San Mateo, Calif. — Citing studies indicating that nearly 33% of the 47 million uninsured in America are eligible for government-sponsored health insurance but aren't signed up, the Foundation for Health Coverage Education (FHCE) has captured, on a single Web site database, more than 144 government-sponsored programs to help people in need of health coverage.
Combined with the service capabilities of the nonprofit's 24/7 live U.S. Uninsured Help Line, the goal is to add Internet support in an effort to reduce the bureaucratic steps needed to apply for government-paid health coverage, according to the San Mateo, Calif.-based organization. The move to an Internet-based application process is an effort to help solve a serious problem that experts believe factors into why such a high percentage of the country's uninsured are not availing themselves of the current government assistance programs.

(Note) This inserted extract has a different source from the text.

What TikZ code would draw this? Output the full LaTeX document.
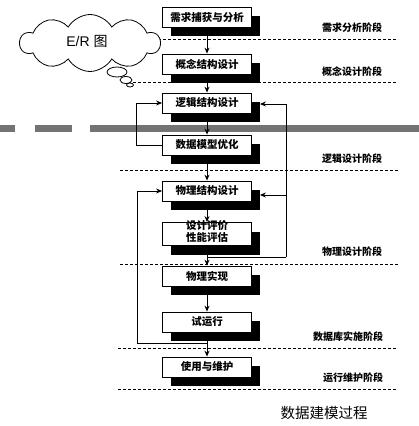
\documentclass[tikz,border=0pt]{standalone}
\usepackage{fontspec}
\newfontfamily\cjk{Noto Sans CJK SC}
\newfontfamily\lsans{Liberation Sans}
\usetikzlibrary{shapes.symbols,shapes.geometric,shadows,arrows.meta}
\begin{document}
\begin{tikzpicture}[x=1pt,y=-1pt,
  box/.style={draw=black, line width=0.8pt, fill=white, minimum width=89pt, minimum height=20pt, inner sep=0pt,
    font=\cjk\bfseries\fontsize{10.5}{12}\selectfont,
    general shadow={fill=black, shadow xshift=8pt, shadow yshift=-9pt}},
  arr/.style={-{Stealth[length=6pt,width=5pt]}, line width=1pt},
  stage/.style={font=\cjk\bfseries\fontsize{10}{12}\selectfont},
  sep/.style={dash pattern=on 3pt off 2pt, line width=0.6pt},
  bigsep/.style={line width=7pt, draw=black!55},
  bubble/.style={ellipse, draw, line width=0.8pt, fill=white, inner sep=0pt}
]
\useasboundingbox (0,0) rectangle (419,426);
\fill[white] (0,0) rectangle (419,426);

% thick gray dashed band
\draw[bigsep] (0,128) -- (15,128);
\draw[bigsep] (35,128) -- (72,128);
\draw[bigsep] (90,128) -- (419,128);

% separators
\coordinate (s1a) at (158,39);  \coordinate (s1b) at (398,39);
\coordinate (s2a) at (133,82);  \coordinate (s2b) at (398,82);
\coordinate (s3a) at (120,170); \coordinate (s3b) at (398,170);
\coordinate (s4a) at (120,264); \coordinate (s4b) at (398,264);
\coordinate (s5a) at (118,348); \coordinate (s5b) at (397,348);
\coordinate (s6a) at (118,389); \coordinate (s6b) at (397,389);
\draw[sep] (s1a) -- (s1b);
\draw[sep] (s2a) -- (s2b);
\draw[sep] (s3a) -- (s3b);
\draw[sep] (s4a) -- (s4b);
\draw[sep] (s5a) -- (s5b);
\draw[sep] (s6a) -- (s6b);

% cloud
\node[cloud, cloud puffs=10, cloud puff arc=120, aspect=2.4, draw, line width=0.8pt, fill=white,
  minimum width=140pt, minimum height=57pt, inner sep=0pt] (cloud) at (90,43) {};
\node (ertext) at (87,41) {\lsans\fontsize{14}{16}\selectfont E/R {\cjk 图}};
\node[bubble, minimum width=20pt, minimum height=10pt] (bub1) at (117,72) {};
\node[bubble, minimum width=12pt, minimum height=7pt] (bub2) at (126,80) {};
\node[bubble, minimum width=7pt, minimum height=4pt] (bub3) at (130,85) {};

% boxes
\node[box] (b1) at (207,17) {需求捕获与分析};
\node[box] (b2) at (207,64) {概念结构设计};
\node[box] (b3) at (207,103) {逻辑结构设计};
\node[box] (b4) at (207,145) {数据模型优化};
\node[box] (b5) at (207,191) {物理结构设计};
\node[box, minimum height=23pt] (b6) at (207,234) {};
\node[align=center, inner sep=0pt, font=\cjk\bfseries\fontsize{10.5}{12}\selectfont] (b6t) at (207,231) {设计评价\\性能评估};
\node[box] (b7) at (207,276) {物理实现};
\node[box] (b8) at (207,322) {试运行};
\node[box] (b9) at (207,367) {使用与维护};

% main flow
\draw[arr] (b1) -- (b2);
\draw[arr] (b2) -- (b3);
\draw[arr] (b3) -- (b4);
\draw[arr] (b4) -- (b5);
\draw[arr] (b5) -- (b6);
\draw[arr] (b6) -- (b7);
\draw[arr] (b7) -- (b8);
\draw[arr] (b8) -- (b9);

% feedback loops
\draw[arr] (b4.west) -- ++(-26,0) |- (b3.west);
\coordinate (r1) at (207,257);
\coordinate (r2) at (286,257);
\coordinate (rj) at (286,195);
\draw[line width=1pt] (r1) -- (r2);
\draw[arr] (r2) |- ([xshift=8pt,yshift=-1pt]b3.east);
\draw[arr] (rj) -- ([xshift=8pt,yshift=-4pt]b5.east);
\coordinate (l1) at (207,343);
\draw[arr] (l1) -- (137,343) |- (b5.west);

% stage labels
\node[stage] (t1) at (352,28) {需求分析阶段};
\node[stage] (t2) at (352,72) {概念设计阶段};
\node[stage] (t3) at (352,159) {逻辑设计阶段};
\node[stage] (t4) at (352,252) {物理设计阶段};
\node[stage] (t5) at (348,337) {数据库实施阶段};
\node[stage] (t6) at (353,378) {运行维护阶段};

\node[font=\cjk\fontsize{14.5}{16}\selectfont] (cap) at (324,413) {数据建模过程};
\end{tikzpicture}
\end{document}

"In Los Angeles County, for example, it usually requires two scheduled appointments at a social services agency, and the time and ability of an applicant to answer a 100-question document as a first step to getting enrolled in California's Medi-Cal program," says Phil Lebherz, founder and executive director of FHCE. "This arduous process in addition to possible transportation issues and literacy challenges keep thousands of people from enrolling."
Web site visitors can first take the simple 5-Question Eligibility Quiz online or phone the U.S. Uninsured Help Line. The U.S. Uninsured Help Line, initially launched in 2006, is intended to help the estimated 6.8 million uninsured Californians get coverage.
The help line may be frequented more if legislation that will require Californians to obtain health insurance is passed. Many states have tried to implement mandatory health insurance initiatives. Massachusetts succeeded in April 2006. California is trying again.
ABX1 1, backed by Gov. Arnold Schwarzenegger and Assembly Speaker Fabian Nunez, requires that consumers prove they have private health insurance but does not limit what insurers can charge for coverage. The bill is scheduled for a vote in the Senate Health Committee on Jan. 23, 2008.
Controversy has surrounded this bill. On Jan. 16, 2008, Speaker Fabian Nunez directed the California Highway Patrol to prevent an uninsured patient who traveled 3,000 miles to speak out against mandatory insurance from telling his story in the Capitol rotunda Wednesday, according to Santa Monica, Calif.-based Foundation for Taxpayer and Consumer Rights (FTCR).
Ron Norton, a Massachusetts consumer who cannot afford to buy health insurance under his home-state law requiring all residents to purchase private insurance policies or face financial penalties, flew out for a hearing that was cancelled, then was prevented by Nunez from speaking inside the Capitol to press, according to FTCR. Consumer advocates accompanying Norton, and releasing poll results critical of Nunez's mandatory health purchase plan, were told they were being reported for a misdemeanor for talking to the press inside the Capitol.
CHP officers said they had been notified of the news conference, and directed to act by the Speaker's office.